-- What you have to do --
Give, as a bare number, the count of lines that contain the word "document".

-- Dataset --
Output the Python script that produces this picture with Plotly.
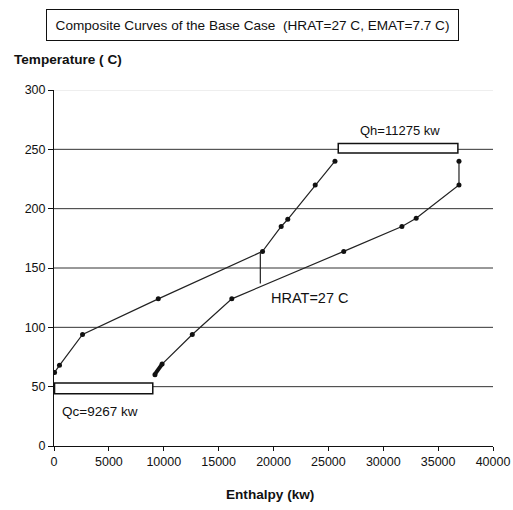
import plotly.graph_objects as go

# Hot composite curve (enthalpy kW, temperature C)
hot_h = [50, 500, 2600, 9500, 19000, 20700, 21300, 23800, 25600]
hot_t = [62, 68, 94, 124, 164, 185, 191, 220, 240]

# Cold composite curve
cold_h = [9200, 9850, 12600, 16200, 26400, 31700, 33000, 36900, 36900]
cold_t = [60, 69, 94, 124, 164, 185, 192, 220, 240]

# Dense start of cold curve (drawn as heavy segment)
cold_start_h = [9150, 9850]
cold_start_t = [60, 69]

# HRAT marker line
hrat_h = [18800, 18800]
hrat_t = [163, 137]

# Utility boxes [x0, x1, y0, y1]
qh_box = [25900, 36800, 247, 255]
qc_box = [50, 9000, 44, 53]

x_ticks = [0, 5000, 10000, 15000, 20000, 25000, 30000, 35000, 40000]
y_ticks = [0, 50, 100, 150, 200, 250, 300]
grid_vals = [50, 100, 150, 200, 250]

FONT = "Liberation Sans, Arial"

fig = go.Figure()
fig.add_trace(go.Scatter(x=hot_h, y=hot_t, mode="lines+markers",
                         line=dict(color="#222", width=1.2),
                         marker=dict(color="#111", size=5), showlegend=False))
fig.add_trace(go.Scatter(x=cold_h, y=cold_t, mode="lines+markers",
                         line=dict(color="#222", width=1.2),
                         marker=dict(color="#111", size=5), showlegend=False))
fig.add_trace(go.Scatter(x=cold_start_h, y=cold_start_t, mode="lines",
                         line=dict(color="#111", width=4), showlegend=False))
fig.add_trace(go.Scatter(x=hrat_h, y=hrat_t, mode="lines",
                         line=dict(color="#222", width=1.2), showlegend=False))

shapes = []
for g in grid_vals:
    shapes.append(dict(type="line", xref="paper", yref="y", x0=0, x1=1, y0=g, y1=g,
                       line=dict(color="#333", width=1), layer="below"))
shapes.append(dict(type="line", xref="paper", yref="y", x0=0, x1=1, y0=300, y1=300,
                   line=dict(color="#dddddd", width=1), layer="below"))
for b in (qh_box, qc_box):
    shapes.append(dict(type="rect", xref="x", yref="y", x0=b[0], x1=b[1], y0=b[2], y1=b[3],
                       line=dict(color="#111", width=1.5), fillcolor="white"))

annotations = [
    dict(text="Composite Curves of the Base Case  (HRAT=27 C, EMAT=7.7 C)",
         xref="paper", yref="paper", x=0.453, y=1.1826, xanchor="center", yanchor="middle",
         showarrow=False, font=dict(size=13.6, color="#111", family=FONT),
         bordercolor="#111", borderwidth=1, borderpad=1, width=409, height=28),
    dict(text="<b>Temperature ( C)</b>", xref="paper", yref="paper", x=-0.0957, y=1.0843,
         xanchor="left", yanchor="middle", showarrow=False,
         font=dict(size=13.6, color="#111", family=FONT)),
    dict(text="<b>Enthalpy (kw)</b>", xref="paper", yref="paper", x=0.492, y=-0.1376,
         xanchor="center", yanchor="middle", showarrow=False,
         font=dict(size=13.6, color="#111", family=FONT)),
    dict(text="Qh=11275 kw", x=31500, y=266, xanchor="center", yanchor="middle",
         showarrow=False, font=dict(size=13, color="#111", family=FONT)),
    dict(text="HRAT=27 C", x=19600, y=125, xanchor="left", yanchor="middle",
         showarrow=False, font=dict(size=14.5, color="#111", family=FONT)),
    dict(text="Qc=9267 kw", x=550, y=29, xanchor="left", yanchor="middle",
         showarrow=False, font=dict(size=13.5, color="#111", family=FONT)),
]

fig.update_layout(
    width=513, height=510,
    margin=dict(l=54, r=20, t=90, b=64, autoexpand=False),
    paper_bgcolor="white", plot_bgcolor="white",
    font=dict(family=FONT, size=12.5, color="#111"),
    shapes=shapes, annotations=annotations,
    xaxis=dict(range=[0, 40000], tickvals=x_ticks, ticktext=[str(v) for v in x_ticks],
               showgrid=False, zeroline=False, showline=True, linecolor="#111", linewidth=1,
               ticks="outside", ticklen=4, tickcolor="#111", tickfont=dict(size=12.5),
               automargin=False),
    yaxis=dict(range=[0, 300], tickvals=y_ticks, ticktext=[str(v) for v in y_ticks],
               showgrid=False, zeroline=False, showline=True, linecolor="#111", linewidth=1,
               ticks="outside", ticklen=5, tickcolor="#111", tickfont=dict(size=12.5),
               automargin=False),
)

fig.write_html("out.html", config={"displayModeBar": False},
               post_script="document.body.style.margin='0px';document.body.style.overflow='hidden';")
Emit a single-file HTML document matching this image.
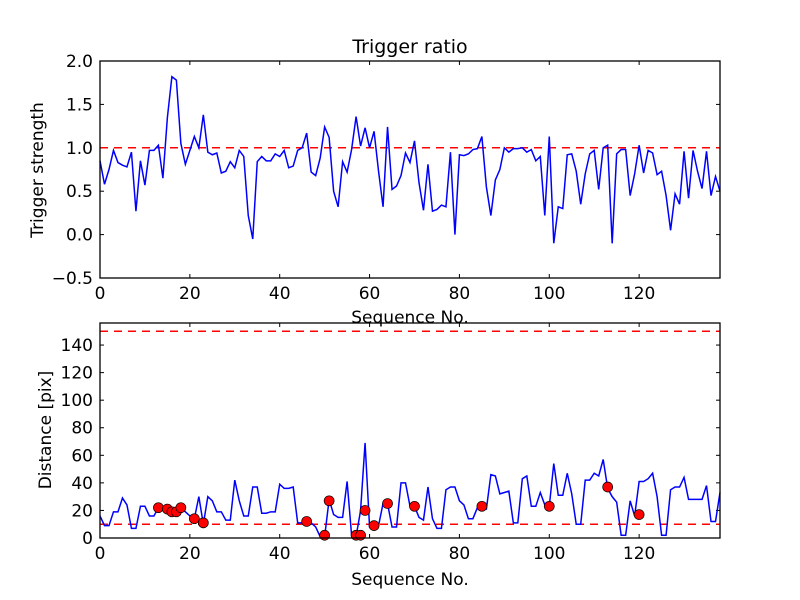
<!DOCTYPE html>
<html><head><meta charset="utf-8"><style>
html,body{margin:0;padding:0;background:#fff}
svg{display:block;font-family:"DejaVu Sans","Liberation Sans",sans-serif}
</style></head><body>
<svg id="chart" width="800" height="600" viewBox="0 0 800 600">
<rect x="0" y="0" width="800" height="600" fill="#fff"/>
</svg>
<script>
const ratioValues=[0.85,0.58,0.75,0.97,0.83,0.8,0.78,0.95,0.27,0.85,0.57,0.97,0.97,1.03,0.65,1.35,1.82,1.78,1.05,0.81,0.97,1.13,1.0,1.38,0.95,0.92,0.94,0.71,0.73,0.84,0.77,0.97,0.9,0.22,-0.05,0.84,0.9,0.85,0.85,0.93,0.9,0.97,0.77,0.79,0.97,1.0,1.17,0.72,0.68,0.88,1.24,1.12,0.5,0.32,0.84,0.72,0.98,1.36,1.02,1.23,1.0,1.19,0.73,0.32,1.24,0.52,0.56,0.68,0.94,0.83,1.08,0.6,0.28,0.81,0.27,0.29,0.34,0.32,0.95,0.0,0.92,0.91,0.93,0.98,0.99,1.13,0.55,0.22,0.63,0.75,1.0,0.95,0.99,0.99,1.0,0.95,0.98,0.85,0.9,0.22,1.13,-0.1,0.32,0.3,0.92,0.93,0.73,0.35,0.7,0.93,0.97,0.52,1.0,1.03,-0.1,0.93,0.98,0.98,0.45,0.7,1.03,0.71,0.97,0.94,0.69,0.73,0.45,0.05,0.47,0.35,0.96,0.42,0.97,0.73,0.53,0.96,0.45,0.67,0.5];
const distValues=[16,9,9,19,19,29,24,7,7,23,23,16,16,22,21,20,18,18,22,19,16,14,30,10,30,27,19,19,13,13,42,27,16,16,37,37,18,18,19,19,39,36,36,37,11,11,11,11,8,1,1,28,17,15,15,41,2,1,20,69,8,8,9,25,25,8,8,40,40,23,23,15,13,37,14,7,7,35,37,37,27,24,14,14,22,22,21,46,45,32,33,34,11,11,43,45,23,23,33,24,23,54,31,31,47,32,10,10,42,42,47,45,57,36,30,26,2,2,27,16,41,41,43,47,30,2,2,35,37,37,44,28,28,28,28,38,12,12,33];
const markerX=[13,15,16,17,18,21,23,46,50,51,57,58,59,61,64,70,85,100,113,120];
const markerY=[22,21,19,19,22,14,11,12,2,27,2,2,20,9,25,23,23,23,37,17];
const xTicks=[0,20,40,60,80,100,120];
const topYTicks=[-0.5,0.0,0.5,1.0,1.5,2.0];
const botYTicks=[0,20,40,60,80,100,120,140];
const topThreshold=1.0;
const botThresholds=[10,150];

const NS="http://www.w3.org/2000/svg";
const svg=document.getElementById('chart');
function mk(tag,attrs,parent){const e=document.createElementNS(NS,tag);for(const k in attrs)e.setAttribute(k,attrs[k]);(parent||svg).appendChild(e);return e;}
const L=100,R=720,xMax=138,FS=17;
const sx=v=>L+(R-L)*v/xMax;
function panel(top,bottom,yMin,yMax,yTicks,fmt,name){
  const sy=v=>bottom-(bottom-top)*(v-yMin)/(yMax-yMin);
  const g=mk('g',{});
  
  
  xTicks.forEach(t=>{
    const x=sx(t);
    const a=mk('line',{x1:x,x2:x,y1:bottom,y2:bottom-4,stroke:'#000','stroke-width':1},g);
    
    
    mk('line',{x1:x,x2:x,y1:top,y2:top+4,stroke:'#000','stroke-width':1},g);
    const tx=mk('text',{x:x,y:bottom+21,'text-anchor':'middle','font-size':FS},g);
    tx.textContent=t;
    
    
  });
  yTicks.forEach(t=>{
    const y=sy(t);
    mk('line',{x1:L,x2:L+4,y1:y,y2:y,stroke:'#000','stroke-width':1},g);
    mk('line',{x1:R,x2:R-4,y1:y,y2:y,stroke:'#000','stroke-width':1},g);
    const tx=mk('text',{x:L-7,y:y+6,'text-anchor':'end','font-size':FS},g);
    tx.textContent=fmt(t);
    
    
  });
  return {g,sy};
}
const T=panel(61,278,-0.5,2.0,topYTicks,t=>t.toFixed(1).replace('-','\u2212'),'ratio');
const tl=mk('line',{x1:L,x2:R,y1:T.sy(topThreshold),y2:T.sy(topThreshold),stroke:'#f00','stroke-width':1.5,'stroke-dasharray':'8,6'},T.g);


const tp=mk('polyline',{points:ratioValues.map((v,i)=>sx(i)+','+T.sy(v)).join(' '),fill:'none',stroke:'#00f','stroke-width':1.5},T.g);


const tf=mk('rect',{x:L,y:61,width:R-L,height:217,fill:'none',stroke:'#000','stroke-width':1.3},T.g);


const B=panel(323,538,0,156,botYTicks,t=>String(t),'distance');
botThresholds.forEach(v=>{
  const l=mk('line',{x1:L,x2:R,y1:B.sy(v),y2:B.sy(v),stroke:'#f00','stroke-width':1.5,'stroke-dasharray':'8,6'},B.g);
  
  
});
const bp=mk('polyline',{points:distValues.map((v,i)=>sx(i)+','+B.sy(v)).join(' '),fill:'none',stroke:'#00f','stroke-width':1.5},B.g);


markerX.forEach((x,i)=>{
  const c=mk('circle',{cx:sx(x),cy:B.sy(markerY[i]),r:5,fill:'#f00',stroke:'#000','stroke-width':0.7},B.g);
  
  
});
const bf=mk('rect',{x:L,y:323,width:R-L,height:215,fill:'none',stroke:'#000','stroke-width':1.3},B.g);


const title=mk('text',{x:410,y:53,'text-anchor':'middle','font-size':19});
title.textContent='Trigger ratio';


const xl1=mk('text',{x:410,y:323,'text-anchor':'middle','font-size':FS});
xl1.textContent='Sequence No.';


const xl2=mk('text',{x:410,y:585,'text-anchor':'middle','font-size':FS});
xl2.textContent='Sequence No.';


const yl1=mk('text',{x:0,y:0,'text-anchor':'middle','font-size':FS,transform:'translate(43,170) rotate(-90)'});
yl1.textContent='Trigger strength';


const yl2=mk('text',{x:0,y:0,'text-anchor':'middle','font-size':FS,transform:'translate(51,430) rotate(-90)'});
yl2.textContent='Distance [pix]';


</script>
</body></html>
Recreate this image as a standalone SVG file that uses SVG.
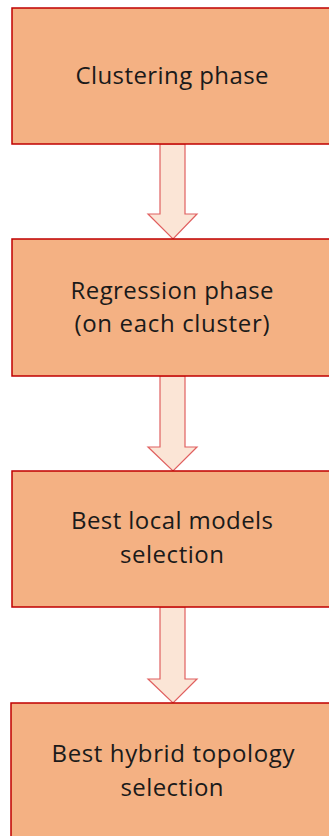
<svg xmlns="http://www.w3.org/2000/svg" width="329" height="836" viewBox="0 0 329 836">
<style>
.box{fill:#F4B183;stroke:#C00000;stroke-width:1.5}
.arr{fill:#FBE5D6;stroke:#E06060;stroke-width:1.2;stroke-linejoin:miter}
text{font-family:"Open Sans","Liberation Sans",sans-serif;font-size:24px;fill:#1a1a1a;text-anchor:middle}
</style>
<rect width="329" height="836" fill="#ffffff"/>
<g id="connectors">
<path class="arr" d="M160,144 H185 V214 H197 L173,239 L148,214 H160 Z"/>
<path class="arr" d="M160,376 H185 V447 H197 L173,471 L148,447 H160 Z"/>
<path class="arr" d="M160,607 H185 V679 H197 L173,703 L148,679 H160 Z"/>
</g>
<g id="n1"><rect class="box" x="12" y="8" width="330" height="136"/><text x="172" y="84" textLength="193" lengthAdjust="spacing">Clustering phase</text></g>
<g id="n2"><rect class="box" x="12" y="239" width="330" height="137"/><text x="172" y="299" textLength="203" lengthAdjust="spacing">Regression phase</text><text x="172" y="332" textLength="195" lengthAdjust="spacing">(on each cluster)</text></g>
<g id="n3"><rect class="box" x="12" y="471" width="330" height="136"/><text x="172" y="529" textLength="202" lengthAdjust="spacing">Best local models</text><text x="172" y="563" textLength="104" lengthAdjust="spacing">selection</text></g>
<g id="n4"><rect class="box" x="11" y="703" width="330" height="150"/><text x="173" y="762" textLength="243" lengthAdjust="spacing">Best hybrid topology</text><text x="172" y="796" textLength="103" lengthAdjust="spacing">selection</text></g>
</svg>
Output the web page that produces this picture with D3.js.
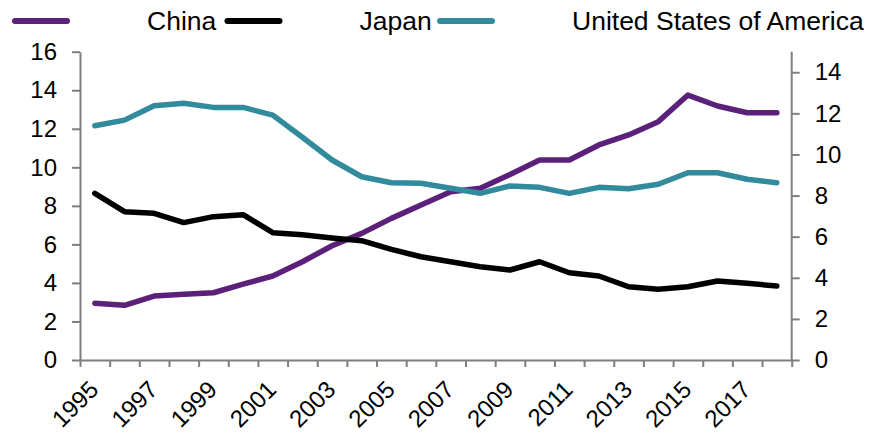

-- Output below --
4